Quantitative Tracy-Widom laws for the largest eigenvalue of generalized Wigner matrices

TL;DR

This paper proves that the largest eigenvalue of generalized Wigner matrices follows Tracy-Widom laws with a convergence rate close to O(N^{-1/3}), extending previous results to more general variance profiles.

Contribution

It establishes a nearly optimal convergence rate for the Tracy-Widom law for generalized Wigner matrices without requiring second moment matching.

Findings

Convergence rate of nearly O(N^{-1/3}) for the largest eigenvalue.

Applicable to matrices with non-uniform variance profiles.
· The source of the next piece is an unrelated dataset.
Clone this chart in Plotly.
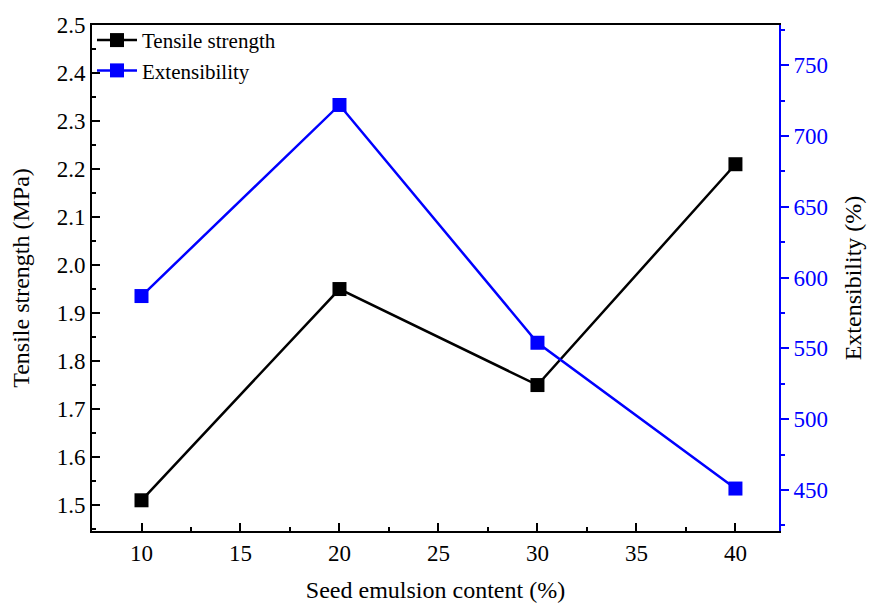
import plotly.graph_objects as go

content = [10, 20, 30, 40]
tensile = [1.51, 1.95, 1.75, 2.21]
extens = [587, 722, 554, 451]

FONT = "Liberation Serif"

fig = go.Figure()
fig.add_trace(go.Scatter(x=content, y=tensile, name="Tensile strength", mode="lines+markers",
                         line=dict(color="black", width=2.5),
                         marker=dict(symbol="square", size=14, color="black")))
fig.add_trace(go.Scatter(x=content, y=extens, name="Extensibility", mode="lines+markers",
                         yaxis="y2",
                         line=dict(color="#0000ff", width=2.5),
                         marker=dict(symbol="square", size=14, color="#0000ff")))

# page body has an 8px margin, so the figure is offset by (8, 8)
fig.update_layout(
    width=867, height=595,
    margin=dict(l=84, r=96, t=15, b=72),
    paper_bgcolor="white", plot_bgcolor="white",
    font=dict(family=FONT, size=20, color="black"),
    showlegend=True,
    legend=dict(x=0.0, y=1.01, xanchor="left", yanchor="top", bgcolor="rgba(0,0,0,0)",
                font=dict(family=FONT, size=21), tracegroupgap=0, itemwidth=40),
    xaxis=dict(range=[7.5, 42.2], dtick=5, tick0=10, showgrid=False, zeroline=False,
               automargin=False,
               showline=True, linecolor="black", linewidth=2, mirror=True,
               ticks="inside", ticklen=8, tickwidth=1.5, tickcolor="black",
               minor=dict(dtick=2.5, ticks="inside", ticklen=4, tickwidth=1.5, tickcolor="black"),
               title=dict(text="Seed emulsion content (%)", standoff=19),
               tickfont=dict(size=23)),
    yaxis=dict(range=[1.446, 2.5], dtick=0.1, tick0=1.5, tickformat=".1f", showgrid=False, zeroline=False,
               automargin=False,
               showline=True, linecolor="black", linewidth=2,
               ticks="inside", ticklen=8, tickwidth=1.5, tickcolor="black",
               minor=dict(dtick=0.05, ticks="inside", ticklen=4, tickwidth=1.5, tickcolor="black"),
               title=dict(text="Tensile strength (MPa)", standoff=24, font=dict(color="black")),
               tickfont=dict(size=23, color="black")),
    yaxis2=dict(range=[421, 778.5], dtick=50, tick0=450, overlaying="y", side="right",
                showgrid=False, zeroline=False, automargin=False,
                showline=True, linecolor="#0000ff", linewidth=2,
                ticks="outside", ticklen=8, tickwidth=1.5, tickcolor="#0000ff",
                minor=dict(dtick=25, ticks="outside", ticklen=4, tickwidth=1.5, tickcolor="#0000ff"),
                tickfont=dict(size=23, color="#0000ff"),
                title=dict(text="Extensibility (%)", standoff=17, font=dict(color="black"))),
)

fig.write_html("out.html")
Improves previous convergence rate results.

Abstract

We show that the fluctuations of the largest eigenvalue of any generalized Wigner matrix $H$ converge to the Tracy-Widom laws at a rate nearly $O(N^{-1/3})$, as the matrix dimension $N$ tends to infinity. We allow the variances of the entries of $H$ to have distinct values but of comparable sizes such that $\sum_{i} \mathbb{E}|h_{ij}|^2=1$. Our result improves the previous rate $O(N^{-2/9})$ by Bourgade [8] and the proof relies on the first long-time Green function comparison theorem near the edges without the second moment matching restriction.